Obiekt, który spadł i eksplodował pod Osinami w woj. lubelskim, to dron wojskowy, ale pozbawiony głowicy bojowej, najprawdopodobniej tzw. wabik – przekazało w środę PAP źródło zbliżone do resortu obrony.
Nieznany obiekt w nocy z wtorku na środę spadł i eksplodował na polu kukurydzy w okolicy miejscowości Osiny w powiecie łukowskim na Lubelszczyźnie.
Według informacji PAP, istnieją różne scenariusze, co do pochodzenia maszyny – mógł to być np. zabłąkany czy uszkodzony dron, który przyleciał np. zza białoruskiej lub ukraińskiej granicy, a jego niewielkie rozmiary i to, iż poruszał się na niskiej wysokości, utrudniało jego wykrycie przez wojskowe systemy. Tego typu drony są konstruowane w ten sposób, aby maksymalnie utrudnić ich wykrycie m.in. przez wojskowe radary.
Obecnie wojsko prowadzi analizy ws. przebiegu całego incydentu. B. szef MON, polityk PiS Mariusz Błaszczak zaapelował do rządzących o niezwłoczną informację nt. obiektu. „Gdyby do takiej sytuacji doszło za czasów rządów PiS, wszyscy politycy opozycji domagaliby się natychmiastowej dymisji. Ja domagam się rzetelnej informacji i potwierdzenia czy prawdą jest, iż MON przestał korzystać z systemu antydronowego SKYctrl zakupionego w czasach rządów PiS, który mógłby wykryć ten obiekt. jeżeli potwierdzą się te informacje, będzie to oznaczało całkowitą kompromitację kierownictwa resortu” – napisał Błaszczak we wpisie na X.

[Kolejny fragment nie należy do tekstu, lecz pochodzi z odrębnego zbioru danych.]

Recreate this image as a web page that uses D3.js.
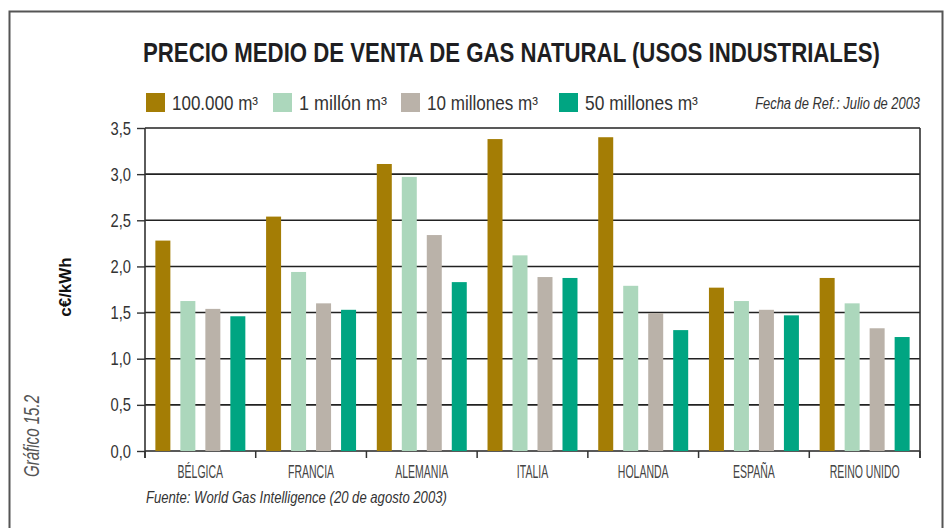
<!DOCTYPE html>
<html>
<head>
<meta charset="utf-8">
<script src="https://cdn.jsdelivr.net/npm/d3@7"></script>
<style>
  html, body { margin: 0; padding: 0; background: #fff; }
  svg { display: block; }
  text { font-family: "Liberation Sans", Arial, sans-serif; }
</style>
</head>
<body>
<svg id="chart" width="950" height="528"></svg>
<script>
// Countries along the x axis
const countries = ["BÉLGICA", "FRANCIA", "ALEMANIA", "ITALIA", "HOLANDA", "ESPAÑA", "REINO UNIDO"];

// Consumption tiers (legend order)
const tiers = ["100.000 m³", "1 millón m³", "10 millones m³", "50 millones m³"];

// Average price, c€/kWh, per tier and country
const v100k = [2.28, 2.54, 3.11, 3.38, 3.40, 1.77, 1.875];
const v1M   = [1.625, 1.94, 2.97, 2.12, 1.79, 1.625, 1.60];
const v10M  = [1.54, 1.60, 2.34, 1.885, 1.495, 1.53, 1.33];
const v50M  = [1.46, 1.53, 1.83, 1.875, 1.31, 1.47, 1.235];

const yTicks = [0, 0.5, 1.0, 1.5, 2.0, 2.5, 3.0, 3.5];

const series = [v100k, v1M, v10M, v50M];
const colors = ["#a47d05", "#acd7bc", "#bab2a9", "#00a582"];

const svg = d3.select("#chart");

// Condensed-type helper: draws text at (x, y) and squeezes it horizontally
// either to a target width or by a fixed factor.
function condensed(parent, x, y, str, opts) {
  const g = parent.append("g").attr("transform", `translate(${x},${y})`);
  const t = g.append("text").text(str)
    .attr("text-anchor", opts.anchor || "start")
    .attr("font-size", opts.size)
    .attr("fill", opts.fill || "#333");
  if (opts.weight) t.attr("font-weight", opts.weight);
  if (opts.italic) t.attr("font-style", "italic");
  const w = t.node().getComputedTextLength();
  const k = opts.width ? opts.width / w : (opts.factor || 1);
  t.attr("transform", `scale(${k},1)`);
  return g;
}

// Frame around the whole figure
svg.append("rect")
  .attr("x", 9.5).attr("y", 11.5)
  .attr("width", 933).attr("height", 540)
  .attr("fill", "none").attr("stroke", "#555").attr("stroke-width", 2);

const x0 = d3.scaleBand().domain(countries).range([145, 920]).padding(0);
const x1 = d3.scaleBand().domain(d3.range(4)).range([0, x0.bandwidth()])
  .paddingInner(0.4).paddingOuter(0.415);
const y = d3.scaleLinear().domain([0, 3.5]).range([451, 128]);

// Horizontal grid lines
svg.append("g").selectAll("line").data(yTicks).join("line")
  .attr("x1", 145).attr("x2", 920)
  .attr("y1", d => y(d)).attr("y2", d => y(d))
  .attr("stroke", "#222").attr("stroke-width", 1.6);

// Bars
const rows = countries.map((c, i) => ({ c, vals: series.map(s => s[i]) }));
svg.append("g").selectAll("g").data(rows).join("g")
  .attr("transform", d => `translate(${x0(d.c)},0)`)
  .selectAll("rect").data(d => d.vals.map((v, k) => ({ v, k }))).join("rect")
  .attr("x", d => x1(d.k))
  .attr("width", x1.bandwidth())
  .attr("y", d => y(d.v))
  .attr("height", d => y(0) - y(d.v))
  .attr("fill", d => colors[d.k]);

// Y axis ticks (labels drawn separately in condensed type)
const yAxis = d3.axisLeft(y).tickValues(yTicks).tickSize(8).tickFormat("");
const gy = svg.append("g").attr("transform", "translate(145,0)").call(yAxis);
gy.select(".domain").remove();
gy.selectAll(".tick line").attr("stroke", "#333").attr("stroke-width", 1.4);
const fmt = d => d3.format(".1f")(d).replace(".", ",");
yTicks.forEach(t => {
  condensed(svg, 131, y(t) + 6.5, fmt(t), { size: 18, anchor: "end", factor: 0.82, fill: "#333" });
});
svg.append("line").attr("x1", 145).attr("x2", 145).attr("y1", 128).attr("y2", 458)
  .attr("stroke", "#333").attr("stroke-width", 1.6);

// X axis: group separators and labels
const bounds = countries.map(c => x0(c)).concat([920]);
svg.append("g").selectAll("line").data(bounds).join("line")
  .attr("x1", d => d).attr("x2", d => d)
  .attr("y1", 451).attr("y2", 458)
  .attr("stroke", "#333").attr("stroke-width", 1.5);
svg.append("line").attr("x1", 920).attr("x2", 920).attr("y1", 128).attr("y2", 458)
  .attr("stroke", "#333").attr("stroke-width", 1.6);

countries.forEach(c => {
  condensed(svg, x0(c) + x0.bandwidth() / 2, 478, c,
    { size: 17.5, anchor: "middle", factor: 0.6, fill: "#444" });
});

// Title
condensed(svg, 143, 62, "PRECIO MEDIO DE VENTA DE GAS NATURAL (USOS INDUSTRIALES)",
  { size: 27, weight: "bold", width: 737, fill: "#1e1e22" });

// Legend
const legendX = [146, 273, 401, 559];
const legendW = [86, 88, 111, 113];
tiers.forEach((d, i) => {
  svg.append("rect").attr("x", legendX[i]).attr("y", 93)
    .attr("width", 19).attr("height", 19).attr("fill", colors[i]);
  condensed(svg, legendX[i] + 26, 110, d, { size: 20, width: legendW[i], fill: "#333" });
});

condensed(svg, 920, 109, "Fecha de Ref.: Julio de 2003",
  { size: 17, italic: true, anchor: "end", width: 165, fill: "#333" });

// Y axis title
svg.append("text")
  .attr("transform", "translate(71,287) rotate(-90)")
  .attr("text-anchor", "middle")
  .attr("font-size", 17).attr("font-weight", "bold").attr("fill", "#111")
  .text("c€/kWh");

// Figure number
svg.append("text")
  .attr("transform", "translate(39,436) rotate(-90)")
  .attr("text-anchor", "middle")
  .attr("font-size", 22).attr("font-style", "italic").attr("fill", "#555")
  .attr("textLength", 82).attr("lengthAdjust", "spacingAndGlyphs")
  .text("Gráfico 15.2");

// Source
condensed(svg, 146, 503, "Fuente: World Gas Intelligence (20 de agosto 2003)",
  { size: 17, italic: true, width: 301, fill: "#333" });
</script>
</body>
</html>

W odpowiedzi resort zapewnił, iż Wojsko Polskie dalej korzysta ze SKYctrl. „Wykorzystujemy każdy system, który jest na wyposażeniu Wojska Polskiego i który służy wzmocnieniu bezpieczeństwa państwa” – zapewniło MON na platformie X.
SKYctrl to polskiej produkcji system antydronowy – umożliwiający wykrywanie, śledzenie, klasyfikację oraz neutralizację małych, wolno latających obiektów. Może być wykorzystywany do ochrony kluczowych miejsc – lotnisk, dużych skupisk ludności (np. imprez masowych), ważnych obiektów państwowych czy infrastruktury krytycznej.
Prokurator okręgowy w Lublinie Grzegorz Trusiewicz podczas briefingu prasowego na miejscu zdarzenia przekazał, iż z wstępnej opinii ustnej biegłego z zakresu badania materiałów wybuchowych wynika, iż w Osinach najprawdopodobniej doszło do eksplozji drona wojskowego. Prokurator wstępnie wykluczył, iż odnalezione elementy konstrukcyjne to szczątki drona przemytniczego. – Możemy wykluczyć wstępnie opcję cywilną, natomiast pewne ustalenia dopiero po wszystkich badaniach będą wiadome – dodał.
Nie był w stanie wskazać producenta i kraju pochodzenia urządzenia. Zastrzegł, iż aktualne ustalenia wymagają dalszej weryfikacji, w tym badań laboratoryjnych. – Na miejsce jedzie biegły wojskowy, który również będzie te okoliczności potwierdzał – mówił Trusiewicz.